» **TASK DESCRIPTION**
Quote the data exactly, first line to the line containing "1.08, 1.10, 1.11, 1.15, 1.11, 1.07, 1.04, 1.00, 0.92]", with no pictures.

[DATA start]

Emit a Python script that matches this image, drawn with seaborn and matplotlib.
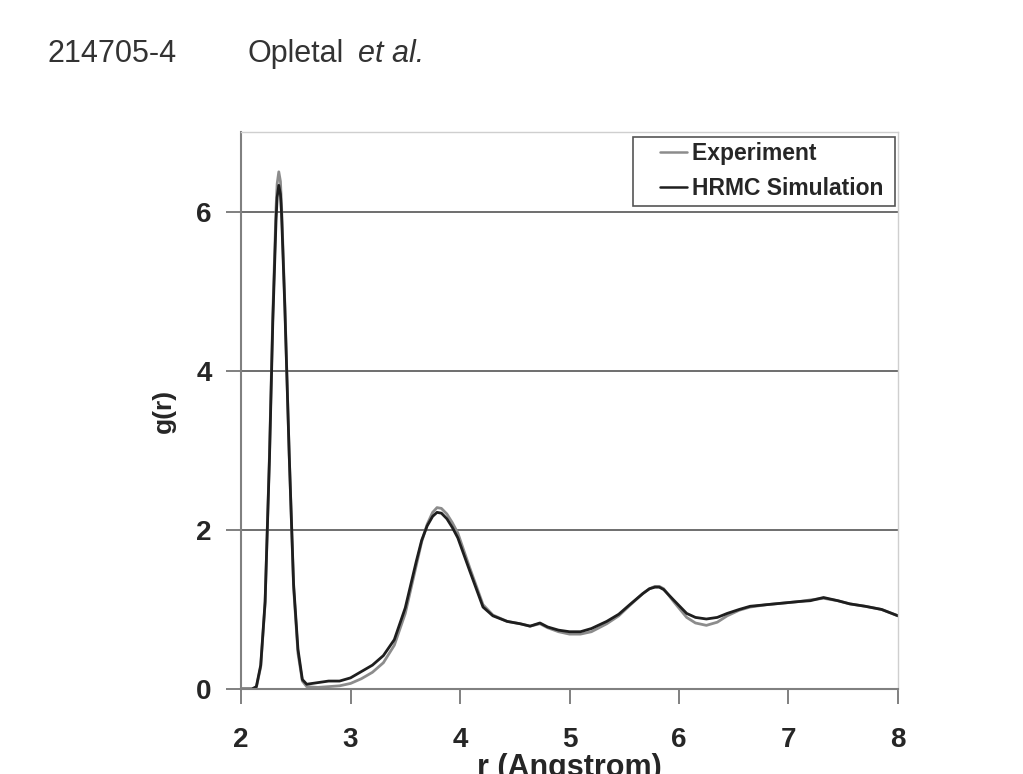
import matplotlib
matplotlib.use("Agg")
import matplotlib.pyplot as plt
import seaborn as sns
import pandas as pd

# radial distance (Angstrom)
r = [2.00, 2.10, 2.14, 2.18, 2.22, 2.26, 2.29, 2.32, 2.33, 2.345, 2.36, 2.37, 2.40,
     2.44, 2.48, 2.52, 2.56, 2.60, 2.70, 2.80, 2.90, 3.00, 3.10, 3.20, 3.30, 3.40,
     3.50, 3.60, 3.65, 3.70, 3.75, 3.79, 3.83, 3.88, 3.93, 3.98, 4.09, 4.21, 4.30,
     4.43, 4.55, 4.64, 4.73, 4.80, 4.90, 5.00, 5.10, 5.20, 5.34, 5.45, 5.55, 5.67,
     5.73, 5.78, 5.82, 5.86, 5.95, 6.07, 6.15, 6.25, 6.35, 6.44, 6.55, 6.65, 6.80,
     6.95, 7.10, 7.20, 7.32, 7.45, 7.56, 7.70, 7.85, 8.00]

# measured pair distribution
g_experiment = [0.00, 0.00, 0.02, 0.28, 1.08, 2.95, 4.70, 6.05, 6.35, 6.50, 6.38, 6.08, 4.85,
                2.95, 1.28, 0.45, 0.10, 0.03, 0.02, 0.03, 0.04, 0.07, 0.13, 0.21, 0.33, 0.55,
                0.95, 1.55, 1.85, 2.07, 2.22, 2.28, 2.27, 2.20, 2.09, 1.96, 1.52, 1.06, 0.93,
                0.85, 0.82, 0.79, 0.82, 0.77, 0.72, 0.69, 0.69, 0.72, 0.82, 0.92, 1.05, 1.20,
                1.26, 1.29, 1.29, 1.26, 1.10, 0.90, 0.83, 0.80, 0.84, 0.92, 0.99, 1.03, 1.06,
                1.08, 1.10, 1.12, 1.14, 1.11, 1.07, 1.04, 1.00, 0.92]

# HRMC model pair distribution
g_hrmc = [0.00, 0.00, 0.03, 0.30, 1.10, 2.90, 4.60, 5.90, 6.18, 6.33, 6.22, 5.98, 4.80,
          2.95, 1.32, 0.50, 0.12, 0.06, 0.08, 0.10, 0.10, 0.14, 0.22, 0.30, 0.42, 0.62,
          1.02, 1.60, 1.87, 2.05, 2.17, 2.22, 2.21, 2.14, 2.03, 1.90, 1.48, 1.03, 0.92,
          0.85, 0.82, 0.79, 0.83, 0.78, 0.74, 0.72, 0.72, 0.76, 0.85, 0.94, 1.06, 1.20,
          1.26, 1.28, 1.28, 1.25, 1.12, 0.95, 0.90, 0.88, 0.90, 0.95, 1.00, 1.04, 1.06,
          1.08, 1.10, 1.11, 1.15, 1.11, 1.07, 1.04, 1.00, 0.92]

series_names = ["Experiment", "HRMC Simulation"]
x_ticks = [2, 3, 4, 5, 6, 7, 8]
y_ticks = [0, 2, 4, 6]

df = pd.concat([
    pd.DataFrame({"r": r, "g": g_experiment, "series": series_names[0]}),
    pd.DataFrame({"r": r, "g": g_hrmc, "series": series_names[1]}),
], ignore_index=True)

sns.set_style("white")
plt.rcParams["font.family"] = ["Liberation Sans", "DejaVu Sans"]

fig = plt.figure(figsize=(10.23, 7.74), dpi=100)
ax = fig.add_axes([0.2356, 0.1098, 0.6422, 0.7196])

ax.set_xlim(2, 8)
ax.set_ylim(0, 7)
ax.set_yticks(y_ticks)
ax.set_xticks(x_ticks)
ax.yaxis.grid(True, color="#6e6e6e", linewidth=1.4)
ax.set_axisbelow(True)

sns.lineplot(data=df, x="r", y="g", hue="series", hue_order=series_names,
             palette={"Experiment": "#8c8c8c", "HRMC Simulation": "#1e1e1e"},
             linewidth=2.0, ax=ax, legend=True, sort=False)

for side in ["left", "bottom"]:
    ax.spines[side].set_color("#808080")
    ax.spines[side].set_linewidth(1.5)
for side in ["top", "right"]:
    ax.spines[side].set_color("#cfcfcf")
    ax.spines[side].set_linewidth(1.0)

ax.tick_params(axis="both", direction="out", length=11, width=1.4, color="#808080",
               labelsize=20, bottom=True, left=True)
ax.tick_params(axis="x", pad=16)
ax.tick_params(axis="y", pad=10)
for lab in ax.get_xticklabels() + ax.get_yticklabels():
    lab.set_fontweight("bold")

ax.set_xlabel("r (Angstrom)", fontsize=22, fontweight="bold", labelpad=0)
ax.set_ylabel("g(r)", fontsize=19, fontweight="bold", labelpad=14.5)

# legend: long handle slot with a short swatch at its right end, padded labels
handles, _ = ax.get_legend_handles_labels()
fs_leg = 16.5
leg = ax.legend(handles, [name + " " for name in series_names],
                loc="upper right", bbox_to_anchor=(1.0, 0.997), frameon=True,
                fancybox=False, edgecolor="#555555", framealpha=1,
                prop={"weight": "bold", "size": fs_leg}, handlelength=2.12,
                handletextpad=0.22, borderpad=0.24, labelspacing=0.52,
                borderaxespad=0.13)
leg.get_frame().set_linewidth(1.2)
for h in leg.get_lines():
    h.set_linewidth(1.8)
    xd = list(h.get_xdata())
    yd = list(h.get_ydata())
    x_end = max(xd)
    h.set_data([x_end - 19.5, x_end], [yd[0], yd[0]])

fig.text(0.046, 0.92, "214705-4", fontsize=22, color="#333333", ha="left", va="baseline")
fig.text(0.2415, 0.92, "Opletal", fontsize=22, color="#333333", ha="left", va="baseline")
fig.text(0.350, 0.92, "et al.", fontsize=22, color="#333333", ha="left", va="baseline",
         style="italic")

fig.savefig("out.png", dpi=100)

[DATA end]

» **RESULT FOR THIS TASK**
Emit a Python script that matches this image, drawn with seaborn and matplotlib.
import matplotlib
matplotlib.use("Agg")
import matplotlib.pyplot as plt
import seaborn as sns
import pandas as pd

# radial distance (Angstrom)
r = [2.00, 2.10, 2.14, 2.18, 2.22, 2.26, 2.29, 2.32, 2.33, 2.345, 2.36, 2.37, 2.40,
     2.44, 2.48, 2.52, 2.56, 2.60, 2.70, 2.80, 2.90, 3.00, 3.10, 3.20, 3.30, 3.40,
     3.50, 3.60, 3.65, 3.70, 3.75, 3.79, 3.83, 3.88, 3.93, 3.98, 4.09, 4.21, 4.30,
     4.43, 4.55, 4.64, 4.73, 4.80, 4.90, 5.00, 5.10, 5.20, 5.34, 5.45, 5.55, 5.67,
     5.73, 5.78, 5.82, 5.86, 5.95, 6.07, 6.15, 6.25, 6.35, 6.44, 6.55, 6.65, 6.80,
     6.95, 7.10, 7.20, 7.32, 7.45, 7.56, 7.70, 7.85, 8.00]

# measured pair distribution
g_experiment = [0.00, 0.00, 0.02, 0.28, 1.08, 2.95, 4.70, 6.05, 6.35, 6.50, 6.38, 6.08, 4.85,
                2.95, 1.28, 0.45, 0.10, 0.03, 0.02, 0.03, 0.04, 0.07, 0.13, 0.21, 0.33, 0.55,
                0.95, 1.55, 1.85, 2.07, 2.22, 2.28, 2.27, 2.20, 2.09, 1.96, 1.52, 1.06, 0.93,
                0.85, 0.82, 0.79, 0.82, 0.77, 0.72, 0.69, 0.69, 0.72, 0.82, 0.92, 1.05, 1.20,
                1.26, 1.29, 1.29, 1.26, 1.10, 0.90, 0.83, 0.80, 0.84, 0.92, 0.99, 1.03, 1.06,
                1.08, 1.10, 1.12, 1.14, 1.11, 1.07, 1.04, 1.00, 0.92]

# HRMC model pair distribution
g_hrmc = [0.00, 0.00, 0.03, 0.30, 1.10, 2.90, 4.60, 5.90, 6.18, 6.33, 6.22, 5.98, 4.80,
          2.95, 1.32, 0.50, 0.12, 0.06, 0.08, 0.10, 0.10, 0.14, 0.22, 0.30, 0.42, 0.62,
          1.02, 1.60, 1.87, 2.05, 2.17, 2.22, 2.21, 2.14, 2.03, 1.90, 1.48, 1.03, 0.92,
          0.85, 0.82, 0.79, 0.83, 0.78, 0.74, 0.72, 0.72, 0.76, 0.85, 0.94, 1.06, 1.20,
          1.26, 1.28, 1.28, 1.25, 1.12, 0.95, 0.90, 0.88, 0.90, 0.95, 1.00, 1.04, 1.06,
          1.08, 1.10, 1.11, 1.15, 1.11, 1.07, 1.04, 1.00, 0.92]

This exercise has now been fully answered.